[Begin SOURCE EXCERPT]

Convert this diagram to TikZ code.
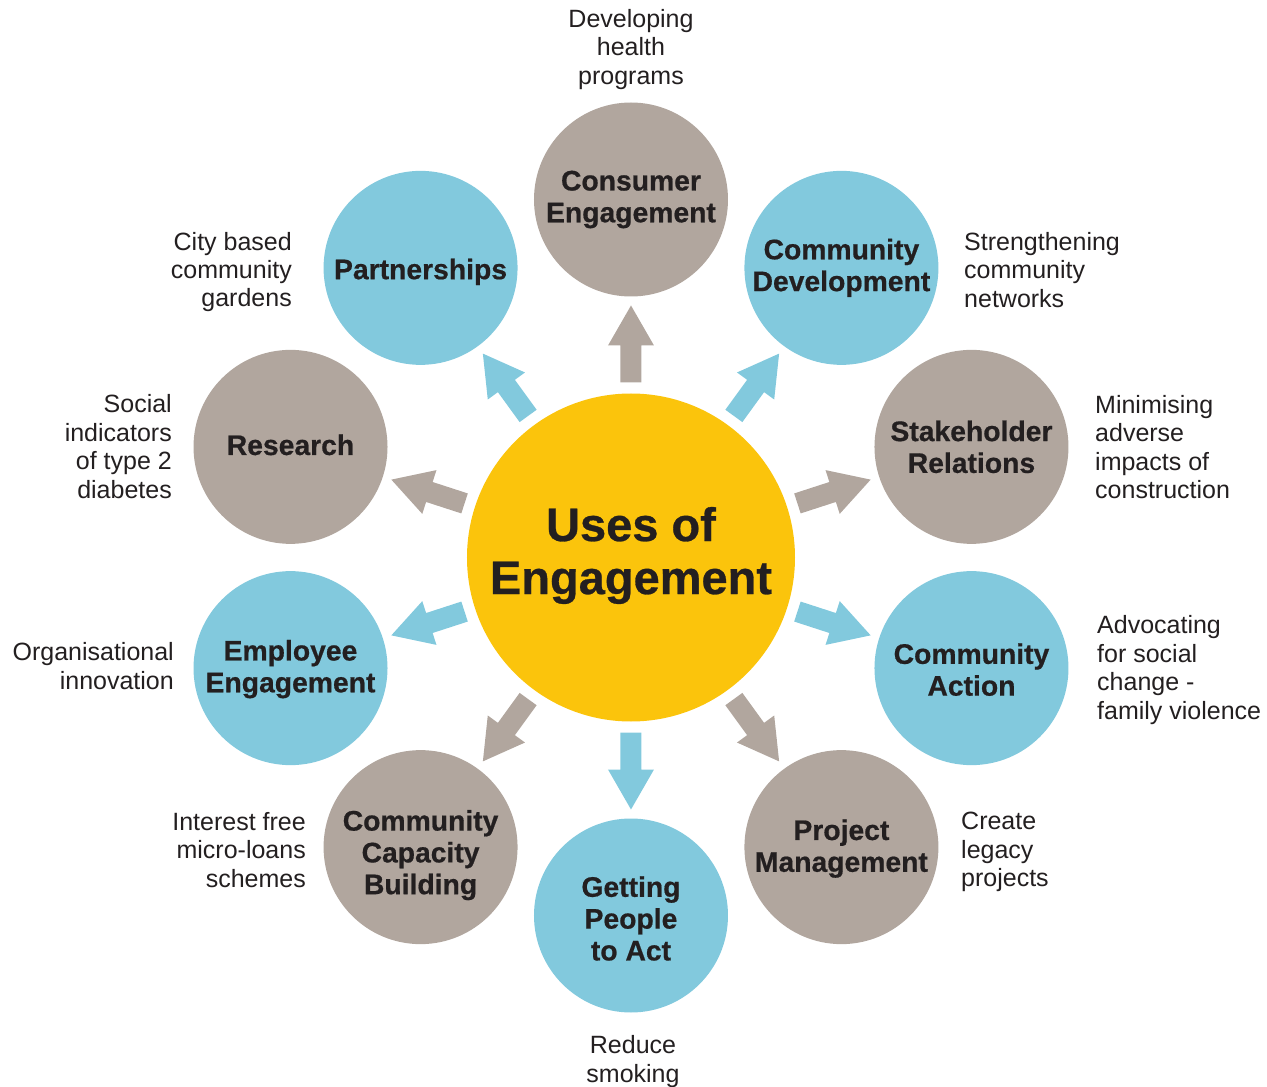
\documentclass[tikz,border=0pt]{standalone}
\usepackage{fontspec}
\setmainfont{Liberation Sans}
\newfontfamily\heavyfont[FakeBold=0.6]{Liberation Sans Bold}
\usetikzlibrary{calc}
\definecolor{cblue}{RGB}{130,201,221}
\definecolor{cgray}{RGB}{177,166,158}
\definecolor{cyel}{RGB}{251,196,12}
\definecolor{ctext}{RGB}{35,31,32}
\newcommand\spokearrow[2]{%
  \path ($(hub)!175pt!(#1)$) coordinate (p0)
        ($(hub)!212pt!(#1)$) coordinate (p1)
        ($(hub)!252pt!(#1)$) coordinate (p2);
  \fill[#2] ($(p0)!10.5pt!90:(#1)$) -- ($(p1)!10.5pt!90:(#1)$) -- ($(p1)!23pt!90:(#1)$)
    -- (p2) -- ($(p1)!23pt!-90:(#1)$) -- ($(p1)!10.5pt!-90:(#1)$) -- ($(p0)!10.5pt!-90:(#1)$) -- cycle;}
\begin{document}
\begin{tikzpicture}[x=1pt,y=1pt,
  hubstyle/.style={circle,fill=cyel,minimum size=328pt,inner sep=0pt},
  hubtext/.style={align=center,text=ctext,inner sep=0pt,font=\fontsize{47}{53}\selectfont\heavyfont},
  spoke/.style={circle,minimum size=194pt,inner sep=0pt},
  spoketext/.style={align=center,text=ctext,inner sep=0pt,font=\fontsize{28.3}{31.8}\selectfont\heavyfont},
  bluec/.style={spoke,fill=cblue},
  grayc/.style={spoke,fill=cgray},
  desc/.style={inner sep=0pt,text=ctext,font=\fontsize{25}{28.4}\selectfont},
]
\useasboundingbox (-631,-529.5) rectangle (636,557.5);
\node[hubstyle,label={[hubtext,yshift=2pt]center:Uses of\\Engagement}] (hub) at (0,0) {};

\node[grayc,label={[spoketext]center:Consumer\\Engagement}] (ce) at (90:358) {};
\node[bluec,label={[spoketext]center:Community\\Development}] (cd) at (54:358) {};
\node[grayc,label={[spoketext]center:Stakeholder\\Relations}] (sr) at (18:358) {};
\node[bluec,label={[spoketext,yshift=-1.5pt]center:Community\\Action}] (ca) at (-18:358) {};
\node[grayc,label={[spoketext,yshift=-1.5pt]center:Project\\Management}] (pm) at (-54:358) {};
\node[bluec,label={[spoketext,yshift=-3pt]center:Getting\\People\\to Act}] (gp) at (-90:358) {};
\node[grayc,label={[spoketext,yshift=-8pt]center:Community\\Capacity\\Building}] (cc) at (-126:358) {};
\node[bluec,label={[spoketext,yshift=-1pt]center:Employee\\Engagement}] (ee) at (-162:358) {};
\node[grayc,label={[spoketext,yshift=2pt]center:Research}] (re) at (162:358) {};
\node[bluec,label={[spoketext,yshift=-4pt]center:Partnerships}] (pa) at (126:358) {};

\foreach \n/\c in {ce/cgray,cd/cblue,sr/cgray,ca/cblue,pm/cgray,gp/cblue,cc/cgray,ee/cblue,re/cgray,pa/cblue}
  {\spokearrow{\n}{\c}}

\node[desc,align=center] (dce) at (0,508) {Developing\\health\\programs};
\node[desc,align=right,anchor=east] (dpa) at (-339,285.5) {City based\\community\\gardens};
\node[desc,align=left,anchor=west] (dcd) at (333,287.5) {Strengthening\\community\\networks};
\node[desc,align=right,anchor=east] (dre) at (-459,111) {Social\\indicators\\of type 2\\diabetes};
\node[desc,align=left,anchor=west] (dsr) at (464,110.5) {Minimising\\adverse\\impacts of\\construction};
\node[desc,align=right,anchor=east] (dee) at (-457,-108.5) {Organisational\\innovation};
\node[desc,align=left,anchor=west] (dca) at (466,-112.6) {Advocating\\for social\\change -\\family violence};
\node[desc,align=right,anchor=east] (dcc) at (-325,-292.5) {Interest free\\micro-loans\\schemes};
\node[desc,align=left,anchor=west] (dpm) at (330,-294.6) {Create\\legacy\\projects};
\node[desc,align=center] (dgp) at (2,-504) {Reduce\\smoking};
\end{tikzpicture}
\end{document}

[End SOURCE EXCERPT]

TO BE DONE » Every line from the start of the listing above through the line with "(hub) at (0,0)" should be repeated exactly; skip the pictures and add nothing else.

THE COMPLETED TASK »
Convert this diagram to TikZ code.
\documentclass[tikz,border=0pt]{standalone}
\usepackage{fontspec}
\setmainfont{Liberation Sans}
\newfontfamily\heavyfont[FakeBold=0.6]{Liberation Sans Bold}
\usetikzlibrary{calc}
\definecolor{cblue}{RGB}{130,201,221}
\definecolor{cgray}{RGB}{177,166,158}
\definecolor{cyel}{RGB}{251,196,12}
\definecolor{ctext}{RGB}{35,31,32}
\newcommand\spokearrow[2]{%
  \path ($(hub)!175pt!(#1)$) coordinate (p0)
        ($(hub)!212pt!(#1)$) coordinate (p1)
        ($(hub)!252pt!(#1)$) coordinate (p2);
  \fill[#2] ($(p0)!10.5pt!90:(#1)$) -- ($(p1)!10.5pt!90:(#1)$) -- ($(p1)!23pt!90:(#1)$)
    -- (p2) -- ($(p1)!23pt!-90:(#1)$) -- ($(p1)!10.5pt!-90:(#1)$) -- ($(p0)!10.5pt!-90:(#1)$) -- cycle;}
\begin{document}
\begin{tikzpicture}[x=1pt,y=1pt,
  hubstyle/.style={circle,fill=cyel,minimum size=328pt,inner sep=0pt},
  hubtext/.style={align=center,text=ctext,inner sep=0pt,font=\fontsize{47}{53}\selectfont\heavyfont},
  spoke/.style={circle,minimum size=194pt,inner sep=0pt},
  spoketext/.style={align=center,text=ctext,inner sep=0pt,font=\fontsize{28.3}{31.8}\selectfont\heavyfont},
  bluec/.style={spoke,fill=cblue},
  grayc/.style={spoke,fill=cgray},
  desc/.style={inner sep=0pt,text=ctext,font=\fontsize{25}{28.4}\selectfont},
]
\useasboundingbox (-631,-529.5) rectangle (636,557.5);
\node[hubstyle,label={[hubtext,yshift=2pt]center:Uses of\\Engagement}] (hub) at (0,0) {};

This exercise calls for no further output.